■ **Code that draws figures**
— Start —
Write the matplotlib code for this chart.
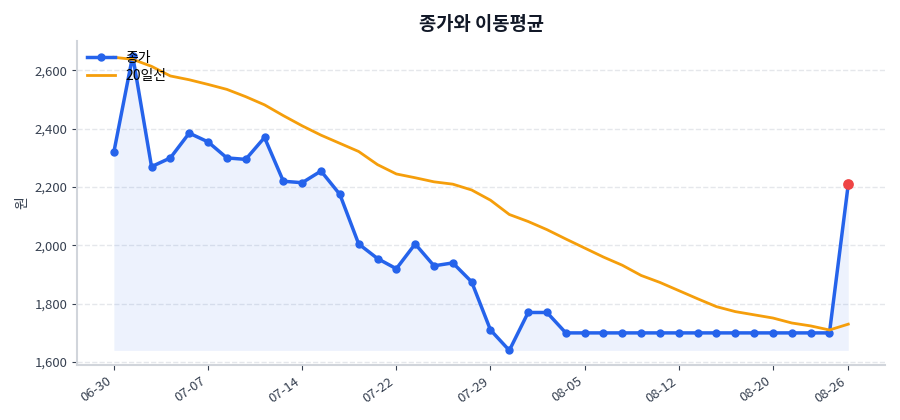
import numpy as np
import matplotlib
matplotlib.use("Agg")
import matplotlib.pyplot as plt

plt.rcParams["font.family"] = ["Noto Sans CJK KR", "DejaVu Sans"]

# trading days (MM-DD)
dates = ["06-30", "07-01", "07-02", "07-03", "07-04", "07-07", "07-08", "07-09",
         "07-10", "07-11", "07-14", "07-15", "07-16", "07-17", "07-18", "07-22",
         "07-23", "07-24", "07-25", "07-28", "07-29", "07-30", "07-31", "08-01",
         "08-04", "08-05", "08-06", "08-07", "08-08", "08-11", "08-12", "08-13",
         "08-14", "08-18", "08-19", "08-20", "08-21", "08-22", "08-25", "08-26"]

close = [2320, 2650, 2270, 2300, 2385, 2355, 2300, 2295, 2370, 2220,
         2215, 2255, 2175, 2005, 1955, 1920, 2005, 1930, 1940, 1875,
         1710, 1640, 1770, 1770, 1700, 1700, 1700, 1700, 1700, 1700,
         1700, 1700, 1700, 1700, 1700, 1700, 1700, 1700, 1700, 2210]

ma20 = [2645, 2638, 2614, 2581, 2568, 2552, 2535, 2510, 2482, 2445,
        2410, 2378, 2350, 2322, 2277, 2245, 2232, 2218, 2210, 2190,
        2155, 2106, 2082, 2054, 2022, 1991, 1960, 1932, 1897, 1873,
        1845, 1817, 1790, 1773, 1762, 1751, 1734, 1724, 1710, 1730]

x = np.arange(len(close))
tick_pos = list(range(0, len(close), 5)) + [len(close) - 1]

fig, ax = plt.subplots(figsize=(9, 4.2), dpi=100)

ax.fill_between(x, close, min(close), color="#2563eb", alpha=0.08, linewidth=0)
ax.plot(x, close, color="#2563eb", linewidth=2.5, marker="o", markersize=5, label="종가")
ax.plot(x, ma20, color="#f59e0b", linewidth=2, label="20일선")
ax.scatter([x[-1]], [close[-1]], color="#ef4444", s=45, zorder=5)

ax.set_title("종가와 이동평균", fontsize=13.5, fontweight="bold", color="#111827", pad=8)
ax.set_ylabel("원", color="#374151", fontsize=10)
ax.set_xticks(tick_pos)
ax.set_xticklabels([dates[i] for i in tick_pos], rotation=35, ha="right")
ax.yaxis.set_major_formatter(matplotlib.ticker.FuncFormatter(lambda v, p: f"{v:,.0f}"))
ax.tick_params(colors="#374151", labelsize=9.5)

ax.grid(axis="y", linestyle="--", color="#e5e7eb", linewidth=1)
ax.set_axisbelow(True)
for s in ["top", "right"]:
    ax.spines[s].set_visible(False)
for s in ["left", "bottom"]:
    ax.spines[s].set_color("#d1d5db")
    ax.spines[s].set_linewidth(1.5)

ax.legend(loc="upper left", frameon=False, fontsize=10, borderaxespad=0.3,
          handlelength=2.0, labelspacing=0.3)

plt.tight_layout()
plt.savefig("out.png", dpi=100)
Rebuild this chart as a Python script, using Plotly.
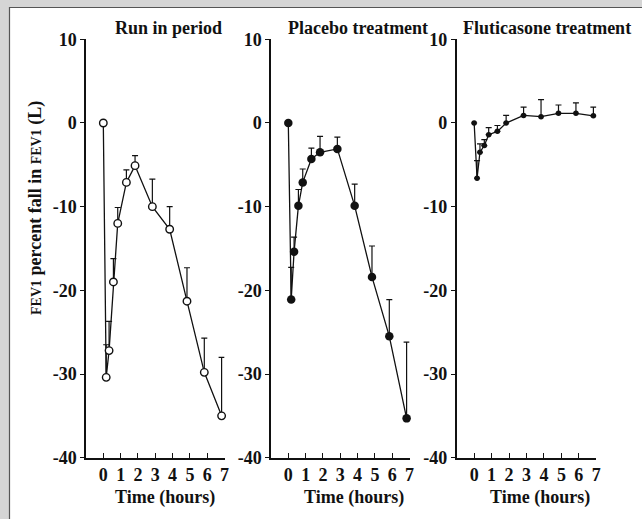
import plotly.graph_objects as go

# ---- data ----
times = [0, 0.167, 0.333, 0.583, 0.833, 1.333, 1.833, 2.833, 3.833, 4.833, 5.833, 6.833]

run_in = [0, -30.4, -27.2, -19.0, -12.0, -7.1, -5.1, -10.0, -12.7, -21.3, -29.8, -35.0]
run_in_err = [0, 3.9, 3.5, 2.8, 1.9, 1.5, 1.2, 3.3, 2.7, 4.0, 4.1, 7.0]

placebo = [0, -21.1, -15.4, -9.9, -7.1, -4.3, -3.5, -3.1, -9.9, -18.4, -25.5, -35.3]
placebo_err = [0, 3.85, 1.75, 1.95, 1.6, 1.3, 1.9, 1.4, 2.6, 3.7, 4.4, 9.1]

fluticasone = [0, -6.6, -3.5, -2.7, -1.4, -1.0, 0.0, 0.9, 0.75, 1.15, 1.15, 0.85]
fluticasone_err = [0, 2.1, 1.0, 0.7, 0.85, 0.7, 0.9, 1.0, 2.05, 1.0, 1.25, 1.05]

panel_titles = ["Run in period", "Placebo treatment", "Fluticasone treatment"]
x_title = "Time (hours)"
x_ticks = [0, 1, 2, 3, 4, 5, 6, 7]
y_ticks = [-40, -30, -20, -10, 0, 10]
y_ticktext = ["-40", "-30", "-20", "-10", "0", "10"]

W, H = 642, 519
FONT = "Liberation Serif"
INK = "#111111"

# pixel geometry of each panel's plotting area (x from -1 to 7)
panels_px = [(86, 224.5), (271, 409.5), (456.7, 596.3)]
title_cx = [169, 357.5, 547]
xtitle_cx = [165, 353.5, 540]
y_top_px, y_bot_px = 39.3, 457.7

fig = go.Figure()

series = [
    (run_in, run_in_err, dict(symbol="circle", size=7.5, color="white", line=dict(width=1.4, color=INK))),
    (placebo, placebo_err, dict(symbol="circle", size=8.5, color=INK, line=dict(width=0))),
    (fluticasone, fluticasone_err, dict(symbol="circle", size=5.5, color=INK, line=dict(width=0))),
]

for i, (vals, errs, marker) in enumerate(series):
    sfx = "" if i == 0 else str(i + 1)
    fig.add_trace(go.Scatter(
        x=times, y=vals, mode="lines+markers",
        xaxis="x" + sfx, yaxis="y" + sfx,
        line=dict(color=INK, width=1.3),
        marker=marker,
        error_y=dict(type="data", symmetric=False, array=errs,
                     arrayminus=[0] * len(errs), color=INK,
                     thickness=1.2, width=3),
        showlegend=False, cliponaxis=False,
    ))

layout = dict(
    template="none",
    width=W, height=H,
    margin=dict(l=0, r=0, t=0, b=0, pad=0),
    paper_bgcolor="#d5d5d5",
    plot_bgcolor="rgba(0,0,0,0)",
    font=dict(family=FONT, color=INK, size=18),
    shapes=[dict(type="rect", xref="paper", yref="paper",
                 x0=9.5 / W, y0=-0.05, x1=1.05, y1=1 - 7.5 / H,
                 fillcolor="white", line=dict(color="#555555", width=1.2),
                 layer="below")],
    annotations=[],
)

yd = [1 - y_bot_px / H, 1 - y_top_px / H]
for i, (x0, x1) in enumerate(panels_px):
    sfx = "" if i == 0 else str(i + 1)
    layout["xaxis" + sfx] = dict(
        domain=[x0 / W, x1 / W], range=[-1, 7], anchor="y" + sfx,
        automargin=False,
        tickvals=x_ticks, ticks="inside", ticklen=5, tickwidth=1.2,
        tickcolor=INK, showline=True, linecolor=INK, linewidth=1.5,
        showgrid=False, zeroline=False,
        tickfont=dict(family=FONT, size=18, color=INK, weight="bold"),
    )
    layout["yaxis" + sfx] = dict(
        domain=yd, range=[-40, 10], anchor="x" + sfx,
        automargin=False,
        tickvals=y_ticks, ticktext=y_ticktext, ticks="outside", ticklen=4,
        tickwidth=1.2, tickcolor=INK, showline=True, linecolor=INK,
        linewidth=1.5, showgrid=False, zeroline=False,
        tickfont=dict(family=FONT, size=18, color=INK, weight="bold"),
    )
    layout["annotations"].append(dict(
        text="<b>" + panel_titles[i] + "</b>", xref="paper", yref="paper",
        x=title_cx[i] / W, y=1 - 28 / H, xanchor="center", yanchor="middle",
        showarrow=False, font=dict(family=FONT, size=18, color=INK)))
    layout["annotations"].append(dict(
        text="<b>" + x_title + "</b>", xref="paper", yref="paper",
        x=xtitle_cx[i] / W, y=1 - 497 / H, xanchor="center", yanchor="middle",
        showarrow=False, font=dict(family=FONT, size=18, color=INK)))

layout["annotations"].append(dict(
    text="<b><span style='font-size:14px'>FEV1</span> percent fall in <span style='font-size:14px'>FEV1</span> (L)</b>",
    xref="paper", yref="paper", x=35 / W, y=1 - 208 / H, textangle=-90,
    xanchor="center", yanchor="middle", showarrow=False,
    font=dict(family=FONT, size=18, color=INK)))

fig.update_layout(**layout)
fig.write_html("out.html", config={"displayModeBar": False},
               post_script="document.body.style.margin='0';document.body.style.background='#d5d5d5';")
— End —
■ **CHALLENGE**
Each line from the top of the material through the line containing "1700, 1700, 1700, 1700, 1700, 1700, 1700, 1700, 1700, 2210]" should be reproduced exactly; please drop any images.

■ **FULL OUTPUT**
Write the matplotlib code for this chart.
import numpy as np
import matplotlib
matplotlib.use("Agg")
import matplotlib.pyplot as plt

plt.rcParams["font.family"] = ["Noto Sans CJK KR", "DejaVu Sans"]

# trading days (MM-DD)
dates = ["06-30", "07-01", "07-02", "07-03", "07-04", "07-07", "07-08", "07-09",
         "07-10", "07-11", "07-14", "07-15", "07-16", "07-17", "07-18", "07-22",
         "07-23", "07-24", "07-25", "07-28", "07-29", "07-30", "07-31", "08-01",
         "08-04", "08-05", "08-06", "08-07", "08-08", "08-11", "08-12", "08-13",
         "08-14", "08-18", "08-19", "08-20", "08-21", "08-22", "08-25", "08-26"]

close = [2320, 2650, 2270, 2300, 2385, 2355, 2300, 2295, 2370, 2220,
         2215, 2255, 2175, 2005, 1955, 1920, 2005, 1930, 1940, 1875,
         1710, 1640, 1770, 1770, 1700, 1700, 1700, 1700, 1700, 1700,
         1700, 1700, 1700, 1700, 1700, 1700, 1700, 1700, 1700, 2210]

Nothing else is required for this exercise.